There were a few times I had to pick up random stray animal poo outside my apartment (hidden in the leaves ... sigh) and many times, especially toward the end of his life, that I picked up the poo of my best friend, Baby Snickers.

This summer, I've picked up a lot of poo belonging to Asha, Joe's (and now my, too, I suppose) dog. So he didn't have to get up extra early all summer to walk Asha, I have frequently been walking her in the mornings. I meet her downstairs, clip her leash on her collar, and get going. There's a path around the neighborhood we follow every day, and almost every day she goes to the bathroom and I pick it up.

Now, if you'd asked me if I'd prefer for the first thing I do every morning to be picking up dog poop, I'd probably have said, no thank you. And, although I do love Asha, it's not as though picking up poop thrills me.


But here's what I realized the other day.

Picking up dog poo is humbling.

We're the masters of the dogs/they're our pets/they belong to us/they live on our schedule. None of that matters when it comes to picking up their poo. They poo, they watch us pick it up.

(I don't know about you, but no one picks up my poo. Just saying.)

And as I picked up Asha's poo the other morning, I really thought about how humbling an action it is. It doesn't matter how cool I am (I'm not), what job I have, what I think about myself, etc., when Asha poos, I have to pick it up.

Starting your day every day by picking up poo is incredibly humbling. It's been an outstanding reminder (which I need) that the Son of Man came to serve and not to be served. Which means that I, too, am here to serve and not to be served. I am especially thankful for this reminder as the school year is getting ready to start.

None of us, including me -- especially me -- is too good to serve. No matter what that service is.

And that's the lesson in dog poo.

My Feet in That Moment.

Tuesday, July 18, 2017

I climbed a mountain on Saturday. A literal mountain, not some sort of figurative challenge to overcome. Joe and I went to Stone Mountain in Georgia. Joe is a really outdoorsy person, and I am ... well, less so, but the weather was really nice in the evening, and we decided to give this a go.

There are a couple of trails you can take, but Joe doesn't like them because they are crowded, so we took the road less traveled that Joe is very familiar with. Now, Stone Mountain is granite, so the possibility of it being slippery is high. Also, the path we took was steep and definitely presented a challenge, at least for me.



While climbing, I realized I was spending most of my time looking down. It felt safer to me, to keep my eyes on where I was, making sure I didn't trip over anything or miss a step. It occurred to me that so often we get advice about keeping our eyes on our goal or looking ahead. But in this case, if I had kept my eyes on my goal (the top of the mountain) all I would have seen was the steep terrain -- the major challenge -- between me and the top. However, keeping my eyes on where I was allowed me to stay in that moment, to tackle my goal a little bit at a time, to not get overwhelmed by all I had to do. And I feel that there is a lesson in that. God tells us in Matthew, "Therefore do not worry about tomorrow, for tomorrow will worry about itself. Each day has enough trouble of its own."

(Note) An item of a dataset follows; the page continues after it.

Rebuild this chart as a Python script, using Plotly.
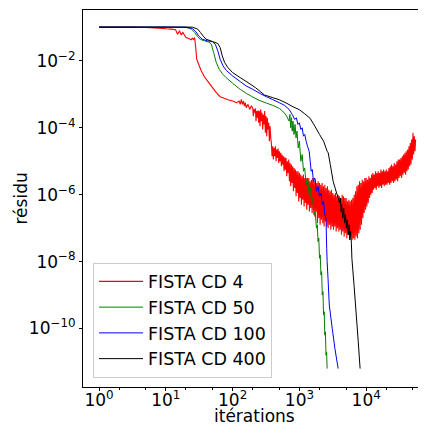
import numpy as np
import plotly.graph_objects as go

# ---------------- data (iterations, log10 residual) -------------
# FISTA CD 4: smooth start, then a very noisy band
red_x = [1, 2, 3, 4, 5, 6, 8, 10, 12, 14, 15, 16, 17, 18, 20, 22, 24, 25, 26, 27, 28, 29,
         31, 34, 38, 44, 50, 57, 65, 75, 85, 100, 115, 125, 130, 135, 140, 145, 150, 155,
         160, 170, 180, 190,
         200, 204, 209, 214, 219, 224, 229, 234, 240, 245,
         251, 257, 263, 269, 275, 282, 288, 295, 302, 309,
         316, 324, 331, 339, 347, 355, 363, 372, 380, 389,
         398, 407, 417, 427, 437, 447, 457, 468, 479, 490,
         501, 513, 525, 537, 550, 562, 575, 589, 603, 617,
         631, 646, 661, 676, 692, 708, 724, 741, 759, 776,
         794, 813, 832, 851, 871, 891, 912, 933, 955, 977,
         1000, 1023, 1047, 1072, 1096, 1122, 1148, 1175, 1202, 1230,
         1259, 1288, 1318, 1349, 1380, 1413, 1445, 1479, 1514, 1549,
         1585, 1622, 1660, 1698, 1738, 1778, 1820, 1862, 1905, 1950,
         1995, 2042, 2089, 2138, 2188, 2239, 2291, 2344, 2399, 2455,
         2512, 2570, 2630, 2692, 2754, 2818, 2884, 2951, 3020, 3090,
         3162, 3236, 3311, 3388, 3467, 3548, 3631, 3715, 3802, 3890,
         3981, 4074, 4169, 4266, 4365, 4467, 4571, 4677, 4786, 4898,
         5012, 5129, 5248, 5370, 5495, 5623, 5754, 5888, 6026, 6166,
         6310, 6457, 6607, 6761, 6918, 7079, 7244, 7413, 7586, 7762,
         7943, 8128, 8318, 8511, 8710, 8913, 9120, 9333, 9550, 9772,
         10000, 10233, 10471, 10715, 10965, 11220, 11482, 11749, 12023, 12303,
         12589, 12882, 13183, 13490, 13804, 14125, 14454, 14791, 15136, 15488,
         15849, 16218, 16596, 16982, 17378, 17783, 18197, 18621, 19055, 19498,
         19953, 20417, 20893, 21380, 21878, 22387, 22909, 23442, 23988, 24547,
         25119, 25704, 26303, 26915, 27542, 28184, 28840, 29512, 30200, 30903,
         31623, 32359, 33113, 33884, 34674, 35481, 36308, 37154, 38019, 38905,
         39811, 40738, 41687, 42658, 43652, 44668, 45709, 46774, 47863, 48978,
         50119, 51286, 52481, 53703, 54954]
red_log = [-0.99, -0.99, -0.99, -0.995, -1.0, -1.01, -1.02, -1.04, -1.05, -1.07, -1.2, -1.1,
           -1.22, -1.15, -1.3, -1.33, -1.37, -1.32, -1.36, -1.3, -1.6, -1.95,
           -2.1, -2.3, -2.48, -2.65, -2.8, -2.95, -3.07, -3.12, -3.16, -3.2, -3.25, -3.2,
           -3.3, -3.15, -3.3, -3.2, -3.35, -3.25, -3.4, -3.3, -3.45, -3.35,
           -3.40, -3.65, -3.45, -3.55, -3.42, -3.80, -3.50, -3.70, -3.48, -3.85,
           -3.50, -3.95, -3.45, -3.80, -3.55, -4.05, -3.60, -3.90, -3.50, -4.15,
           -3.65, -4.25, -3.70, -4.05, -3.85, -4.40, -3.95, -4.30, -4.45, -4.85,
           -4.55, -4.95, -4.60, -4.85, -4.55, -5.00, -4.65, -4.90, -4.62, -5.05,
           -4.70, -5.00, -4.75, -5.15, -4.80, -5.10, -4.85, -5.30, -4.88, -5.25,
           -4.90, -5.45, -5.00, -5.35, -4.95, -5.60, -5.05, -5.75, -5.10, -5.65,
           -5.15, -5.90, -5.20, -5.80, -5.25, -6.05, -5.30, -5.95, -5.30, -6.20,
           -5.35, -6.10, -5.40, -6.30, -5.45, -6.15, -5.40, -6.35, -5.50, -6.25,
           -5.50, -6.45, -5.55, -6.30, -5.50, -6.50, -5.60, -6.40, -5.55, -6.55,
           -5.50, -6.45, -5.60, -6.65, -5.55, -6.50, -5.65, -6.85, -5.60, -6.70,
           -5.65, -6.90, -5.70, -6.75, -5.65, -6.85, -5.75, -6.95, -5.70, -6.80,
           -5.80, -6.95, -5.75, -7.00, -5.85, -6.90, -5.90, -7.05, -5.85, -6.95,
           -5.95, -7.05, -6.00, -6.95, -5.95, -7.10, -6.05, -7.00, -6.00, -7.10,
           -6.05, -7.05, -6.10, -7.20, -6.00, -7.10, -6.05, -7.25, -6.10, -7.15,
           -6.10, -7.30, -6.20, -7.20, -6.15, -7.35, -6.20, -7.25, -6.15, -7.35,
           -6.10, -7.30, -6.00, -7.35, -5.90, -7.25, -5.75, -7.30, -5.70, -7.15,
           -5.60, -7.05, -5.65, -6.90, -5.55, -6.70, -5.60, -6.55, -5.50, -6.45,
           -5.50, -6.35, -5.55, -6.25, -5.45, -6.10, -5.50, -6.00, -5.40, -5.95,
           -5.35, -5.85, -5.40, -5.80, -5.30, -5.85, -5.35, -5.75, -5.30, -5.80,
           -5.35, -5.75, -5.25, -5.80, -5.30, -5.70, -5.25, -5.75, -5.30, -5.70,
           -5.25, -5.70, -5.30, -5.65, -5.20, -5.70, -5.15, -5.65, -5.10, -5.60,
           -5.15, -5.65, -5.05, -5.60, -5.10, -5.55, -5.00, -5.60, -4.95, -5.50,
           -4.95, -5.45, -4.90, -5.50, -4.85, -5.40, -4.80, -5.35, -4.75, -5.40,
           -4.70, -5.30, -4.65, -5.25, -4.55, -5.15, -4.45, -5.10, -4.35, -4.95,
           -4.15, -4.80, -4.25, -4.70, -4.35]

green_x = [1, 10, 20, 24, 27, 30, 33, 38, 44, 48, 52, 57, 63, 70, 80, 100, 130, 160, 200,
           250, 320, 400, 500, 560, 630, 700, 720, 740, 760, 780, 800, 830, 860, 890, 920,
           960, 1000, 1050, 1100, 1150, 1200, 1260, 1320, 1400, 1450, 1520, 1580, 1650,
           1720, 1800, 1850, 1900, 1950, 2000, 2050, 2100, 2150, 2200, 2250, 2300, 2350,
           2400, 2450, 2500, 2550, 2600]
green_log = [-0.99, -0.99, -1.0, -1.04, -1.15, -1.28, -1.36, -1.4, -1.44, -1.5, -1.75,
             -2.05, -2.25, -2.38, -2.5, -2.67, -2.85, -2.97, -3.08, -3.18, -3.26, -3.33,
             -3.42, -3.5, -3.62, -3.8, -3.6, -4.0, -3.7, -4.1, -3.8, -4.2, -3.9, -4.3,
             -4.1, -4.6, -4.4, -5.0, -4.8, -5.3, -5.2, -5.7, -5.5, -6.0, -5.8, -6.2,
             -6.1, -6.6, -6.5, -7.0, -6.9, -7.4, -7.3, -7.9, -7.8, -8.4, -8.3, -9.0,
             -8.9, -9.6, -9.5, -10.2, -10.1, -10.8, -10.7, -11.2]

blue_x = [1, 20, 25, 28, 31, 35, 42, 50, 55, 60, 65, 72, 80, 100, 130, 160, 200, 260,
          320, 400, 500, 600, 700, 780, 850, 900, 950, 1000, 1050, 1100, 1150, 1200,
          1260, 1320, 1400, 1450, 1500, 1560, 1620, 1700, 1800, 1900, 2000, 2100, 2200,
          2300, 2400, 2500, 2560, 2600, 2680, 2800, 3100, 3400, 3800]
blue_log = [-0.99, -0.99, -1.03, -1.12, -1.25, -1.35, -1.4, -1.43, -1.5, -1.7, -1.95,
            -2.15, -2.28, -2.45, -2.62, -2.75, -2.85, -2.98, -3.07, -3.16, -3.25, -3.33,
            -3.45, -3.6, -3.75, -3.7, -3.9, -3.85, -4.05, -4.0, -4.25, -4.2, -4.4, -4.55,
            -4.7, -5.0, -5.3, -5.25, -5.6, -5.5, -5.9, -5.75, -6.05, -5.95, -6.3, -6.2,
            -6.6, -6.7, -7.6, -8.0, -8.5, -9.3, -10.0, -10.6, -11.2]

black_x = [1, 25, 30, 33, 36, 40, 50, 60, 65, 70, 76, 85, 100, 130, 170, 220, 300, 400,
           500, 650, 800, 1000, 1200, 1450, 1700, 2000, 2300, 2600, 2700, 2900, 3200,
           3600, 4000, 4100, 4200, 4300, 4450, 4600, 4750, 4900, 5050, 5200, 5400, 5550,
           5700, 5850, 6000, 6100, 6600, 7100, 7600, 8100]
black_log = [-0.99, -0.99, -1.05, -1.15, -1.25, -1.35, -1.42, -1.48, -1.6, -1.85, -2.05,
             -2.2, -2.35, -2.5, -2.65, -2.8, -3.02, -3.1, -3.16, -3.27, -3.37, -3.46,
             -3.58, -3.72, -3.95, -4.2, -4.4, -4.7, -4.75, -5.1, -5.6, -5.95, -6.25,
             -6.1, -6.5, -6.3, -6.7, -6.4, -6.85, -6.6, -7.0, -6.75, -7.2, -6.9, -7.35,
             -7.1, -7.45, -7.9, -8.75, -9.6, -10.4, -11.2]

series = [
    ("FISTA CD 4", red_x, red_log, "#ff0000", 1.1),
    ("FISTA CD 50", green_x, green_log, "#008000", 1.0),
    ("FISTA CD 100", blue_x, blue_log, "#0000ff", 1.0),
    ("FISTA CD 400", black_x, black_log, "#000000", 1.0),
]

x_tickvals = [1, 10, 100, 1000, 10000]
x_ticktext = ["10<sup>0</sup>", "10<sup>1</sup>", "10<sup>2</sup>", "10<sup>3</sup>", "10<sup>4</sup>"]
y_tickvals = [1e-2, 1e-4, 1e-6, 1e-8, 1e-10]
y_ticktext = ["10<sup>\u22122</sup>", "10<sup>\u22124</sup>", "10<sup>\u22126</sup>",
              "10<sup>\u22128</sup>", "10<sup>\u221210</sup>"]

# ---------------- figure -------------
fig = go.Figure()
for i, (name, xs, ls, col, lw) in enumerate(series):
    fig.add_trace(go.Scatter(
        x=xs, y=np.power(10.0, np.array(ls)), mode="lines", name=name,
        line=dict(color=col, width=lw, simplify=False), legendgroup=str(i)))

font = "DejaVu Sans"
OFF = 8  # default body margin of the html page
W, H = 418, 419
ML, MR, MT, MB = 75, 0, 2, 40
PW, PH = W - ML - MR, H - MT - MB
fig.update_layout(
    width=W, height=H,
    margin=dict(l=ML, r=MR, t=MT, b=MB, autoexpand=False),
    paper_bgcolor="white", plot_bgcolor="white",
    font=dict(family=font, size=17, color="black"),
    showlegend=True,
    legend=dict(x=(93 - OFF - ML) / PW, y=(H - MB - (377.5 - OFF)) / PH,
                xanchor="left", yanchor="bottom",
                bgcolor="rgba(255,255,255,0.8)", bordercolor="#cccccc", borderwidth=1,
                font=dict(family=font, size=17.5, color="black"),
                itemwidth=44, tracegroupgap=0, traceorder="grouped"),
    annotations=[
        dict(text="itérations", xref="paper", yref="paper",
             x=0.5, y=-((416 - OFF) - (H - MB)) / PH, xanchor="center", yanchor="middle",
             showarrow=False, font=dict(family=font, size=17)),
        dict(text="résidu", xref="paper", yref="paper", textangle=-90,
             x=-(ML - (20 - OFF)) / PW, y=0.5, xanchor="center", yanchor="middle",
             showarrow=False, font=dict(family=font, size=17)),
    ],
)
fig.update_xaxes(
    type="log", range=[-0.24, 4.895], automargin=False,
    tickvals=x_tickvals, ticktext=x_ticktext, ticklabelstandoff=-5,
    ticks="outside", ticklen=3, tickcolor="black", tickwidth=1,
    minor=dict(ticks="outside", ticklen=2, tickcolor="black", showgrid=False),
    showline=True, linecolor="black", linewidth=1, mirror=True,
    showgrid=False, zeroline=False,
)
fig.update_yaxes(
    type="log", range=[-11.75, -0.478], automargin=False,
    tickvals=y_tickvals, ticktext=y_ticktext,
    ticks="outside", ticklen=3, tickcolor="black", tickwidth=1,
    showline=True, linecolor="black", linewidth=1, mirror=False,
    showgrid=False, zeroline=False,
)

fig.write_html("out.html")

Keeping my eyes on where my feet were in that moment allowed me to accomplish what I needed to accomplish in that moment. I didn't worry about how I was going to make it to the top, I just concentrated on taking the step I needed right then.

Sally the Camel

Thursday, July 13, 2017

I found out last night that I have betrothed myself to a man who has never heard the song "Sally the Camel."

...... what?

I mean, I guess, show of hands -- who's never heard of "Sally the Camel"?

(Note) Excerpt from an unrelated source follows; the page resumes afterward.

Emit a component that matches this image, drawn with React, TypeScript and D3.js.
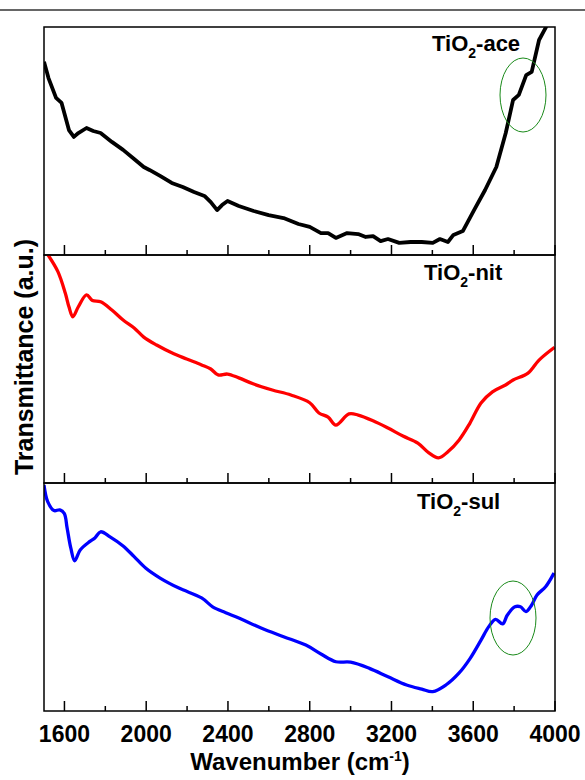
import * as React from "react";
import * as d3 from "d3";

// wavenumber (cm-1) / transmittance (a.u., 0-100 per panel)
const aceWave = [1500, 1522, 1559, 1586, 1622, 1646, 1668, 1708, 1741, 1777, 1832, 1887, 1941, 1988, 2016, 2070, 2125, 2179, 2234, 2285, 2316, 2347, 2371, 2398, 2453, 2526, 2599, 2672, 2745, 2800, 2855, 2890, 2928, 2983, 3037, 3074, 3110, 3147, 3183, 3238, 3293, 3348, 3402, 3437, 3476, 3503, 3549, 3604, 3658, 3713, 3759, 3795, 3823, 3859, 3886, 3922, 3954, 3985];
const aceT = [84.8, 77.6, 68.9, 66.7, 54.8, 51.8, 53.5, 55.7, 54.4, 53.5, 49.6, 46.1, 42.1, 38.6, 37.3, 34.6, 31.6, 29.8, 27.6, 25.9, 23.2, 19.7, 21.9, 23.7, 21.5, 19.3, 17.5, 16.2, 13.6, 12.3, 9.6, 9.6, 7.5, 9.6, 9.2, 7.9, 8.3, 6.1, 7.0, 5.3, 5.7, 5.7, 5.3, 7.0, 5.7, 8.8, 10.5, 19.7, 28.5, 38.6, 53.5, 68.0, 70.2, 78.9, 80.3, 94.3, 99.6, 106];

const nitWave = [1520, 1568, 1604, 1622, 1641, 1668, 1708, 1737, 1777, 1832, 1887, 1941, 1988, 2051, 2125, 2198, 2271, 2316, 2352, 2398, 2453, 2526, 2617, 2708, 2800, 2845, 2890, 2928, 2992, 3037, 3110, 3183, 3256, 3329, 3383, 3430, 3476, 3531, 3584, 3638, 3694, 3758, 3795, 3868, 3922, 3998];
const nitT = [100, 92.7, 83.3, 77.3, 72.9, 77.3, 82.5, 80.0, 79.5, 75.9, 71.5, 68.0, 64.0, 60.5, 57.1, 54.4, 51.8, 50.0, 47.4, 47.8, 46.1, 43.4, 40.8, 38.6, 35.2, 30.7, 28.9, 25.4, 30.3, 29.8, 27.3, 24.1, 20.6, 17.5, 13.2, 11.0, 13.7, 18.9, 26.3, 35.1, 40.0, 43.0, 45.2, 48.2, 53.9, 59.5];

const sulWave = [1500, 1518, 1549, 1577, 1599, 1613, 1631, 1650, 1677, 1723, 1749, 1777, 1823, 1887, 1941, 1997, 2068, 2160, 2271, 2325, 2389, 2453, 2562, 2672, 2781, 2855, 2928, 3000, 3092, 3183, 3274, 3348, 3402, 3466, 3531, 3585, 3638, 3676, 3709, 3744, 3767, 3804, 3831, 3858, 3886, 3912, 3954, 3995];
const sulT = [99.1, 91.8, 87.9, 88.2, 86.7, 80.3, 71.5, 65.9, 70.6, 74.3, 75.9, 78.6, 76.4, 72.4, 67.7, 62.7, 58.3, 53.9, 49.6, 45.7, 43.1, 40.8, 36.4, 32.6, 28.9, 25.0, 21.6, 21.4, 18.7, 15.0, 11.4, 9.6, 8.5, 11.4, 16.7, 23.1, 31.1, 37.0, 40.2, 38.2, 42.1, 45.7, 45.7, 43.6, 46.5, 50.9, 54.5, 60.5];

const sampleNames = ["ace", "nit", "sul"];
const lineColors = ["#000000", "#ff0000", "#0000ff"];
const majorTicks = [1600, 2000, 2400, 2800, 3200, 3600, 4000];
const minorTicks = [1800, 2200, 2600, 3000, 3400, 3800];

const W = 585;
const H = 780;
const LEFT = 44;
const RIGHT = 555;
const TOP = 27;
const PANEL_H = 228;
const FONT = "'Liberation Sans', Arial, Helvetica, sans-serif";

const series = [
  { wave: aceWave, t: aceT },
  { wave: nitWave, t: nitT },
  { wave: sulWave, t: sulT },
];

// label position & ellipse per panel (relative to panel top)
const labelX = [432, 424, 417];
const labelY = [24, 25, 26];
const ellipses = [{ cx: 523, cy: 68, rx: 23, ry: 37 }, null, { cx: 513, cy: 135, rx: 23, ry: 37 }];

export default function App() {
  const x = d3.scaleLinear().domain([1500, 4000]).range([LEFT, RIGHT]);

  return (
    <svg width={W} height={H} style={{ position: "absolute", left: 0, top: 0, background: "#fff" }}>
      <defs>
        {series.map((_, i) => (
          <clipPath id={`clip${i}`} key={i}>
            <rect x={LEFT} y={TOP + i * PANEL_H} width={RIGHT - LEFT} height={PANEL_H} />
          </clipPath>
        ))}
      </defs>
      <line x1={0} x2={W} y1={10} y2={10} stroke="#333" strokeWidth={1.5} />

      {series.map((s, i) => {
        const top = TOP + i * PANEL_H;
        const y = d3.scaleLinear().domain([0, 100]).range([top + PANEL_H, top]);
        const pts = s.wave.map((w, k) => [w, s.t[k]] as [number, number]);
        const line = d3.line<[number, number]>()
          .x(d => x(d[0]))
          .y(d => y(d[1]))
          .curve(i === 0 ? d3.curveLinear : d3.curveCatmullRom.alpha(0.5));
        const e = ellipses[i];
        return (
          <g key={i}>
            <path d={line(pts) || ""} fill="none" stroke={lineColors[i]} strokeWidth={i === 0 ? 3.8 : 3.3}
              strokeLinejoin="round" clipPath={`url(#clip${i})`} />
            {majorTicks.map(t => (
              <line key={t} x1={x(t)} x2={x(t)} y1={top + PANEL_H} y2={top + PANEL_H - 10} stroke="#000" strokeWidth={1.5} />
            ))}
            {minorTicks.map(t => (
              <line key={t} x1={x(t)} x2={x(t)} y1={top + PANEL_H} y2={top + PANEL_H - 5} stroke="#000" strokeWidth={1.5} />
            ))}
            <rect x={LEFT} y={top} width={RIGHT - LEFT} height={PANEL_H} fill="none" stroke="#000" strokeWidth={1.5} />
            <text x={labelX[i]} y={top + labelY[i]} fontFamily={FONT} fontWeight="bold" fontSize={22} fill="#000">
              TiO<tspan fontSize={14} dy={7}>2</tspan><tspan dy={-7}>-{sampleNames[i]}</tspan>
            </text>
            {e && <ellipse cx={e.cx} cy={top + e.cy} rx={e.rx} ry={e.ry} fill="none" stroke="#1a8a1a" strokeWidth={1} />}
          </g>
        );
      })}

      {majorTicks.map(t => (
        <text key={t} x={x(t)} y={742} textAnchor="middle" fontFamily={FONT} fontWeight="bold" fontSize={23} fill="#000">
          {t}
        </text>
      ))}
      <text x={300} y={770} textAnchor="middle" fontFamily={FONT} fontWeight="bold" fontSize={24} fill="#000">
        Wavenumber (cm<tspan fontSize={14} dy={-9}>-1</tspan><tspan dy={9}>)</tspan>
      </text>
      <text transform="translate(33,357) rotate(-90)" textAnchor="middle" fontFamily={FONT} fontWeight="bold" fontSize={25} fill="#000">
        Transmittance (a.u.)
      </text>
    </svg>
  );
}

It got me to thinking about the many things that might be regional (Joe grew up in Michigan ... is "Sally the Camel" not a thing there?) or generational, which is why people don't know them. For example, I do not think "Sally the Camel" is generational because Joe is only six months younger than I, and also I'm pretty sure that my sister Emma who is 10 years younger knows the song. (Right, Emma?)


But I do know that there are a lot of things that my sister Erin, only two years younger, and I are obsessed with remembering that Emma really doesn't know much/anything about. I have always been fascinated by this because Emma and I share the same parents, we're siblings, but we're far apart in age enough that we're of different generations.

For example, if I asked Erin what TV shows she remembers loving from childhood, I'm pretty sure that Jem and She-Ra would top the list. However, if you asked Emma, she might say Barney, and I'm sure some other things I don't remember because I was 14 when Emma was the same age I was watching Jem. Erin and I had Popples and Tamagotchis and Lady Lovely Locks. We remember when we first pulled out that Nintendo gun to go duck hunting and when McDonald's Happy Meal toys looked like this. Joe actually has a working Nintendo 64 and pulled it out the other day so we could play Mario Kart. He told me it looks even more outdated on newer TVs, and it did! But obviously we both remember when Mario Kart was the newest thing on the block.

But "Sally the Camel," really, though?

Instabook

Tuesday, July 11, 2017

Last night I had a dream I went to the library. I was checking out books by Jane Austen.

So, yes, I'm pretty much dreaming about things I'm actually doing during the day. :)

If you, too, are someone literally dreaming about going to the library, and if you are an obsessive list maker like I am, then have I got an app for you! Now, I'm sure I'm forever late on this, and you might already know about it, but I sure didn't. So in case you're late on this like I seem to be, I thought I'd tell you all about ...

Litsy!

The short version is, Litsy is like Instagram for books. You can find people to follow to get recommendations, and you can also share reviews, blurbs, and quotes* from books like you like or are reading. Perhaps most fun, you can share the books you are reading, track the books you've read (your own personal reading log!), and keep a list of books you'd like to read. I decided to list the books I've read this summer since coming to Georgia (12), and Litsy informed me that I've read 3,792 pages this summer. Cool!

 *And you know I'm all about that!

You can keep track of the books you've read. (These are some I've read since the start of this summer.)

Litsy will keep track of the number of books you've read and also let you know how many pages that is. 


You can share reviews, blurbs about, and quotes from the books you read. 

I believe the Litsy app is available for both Apple and Android phones, so get to it!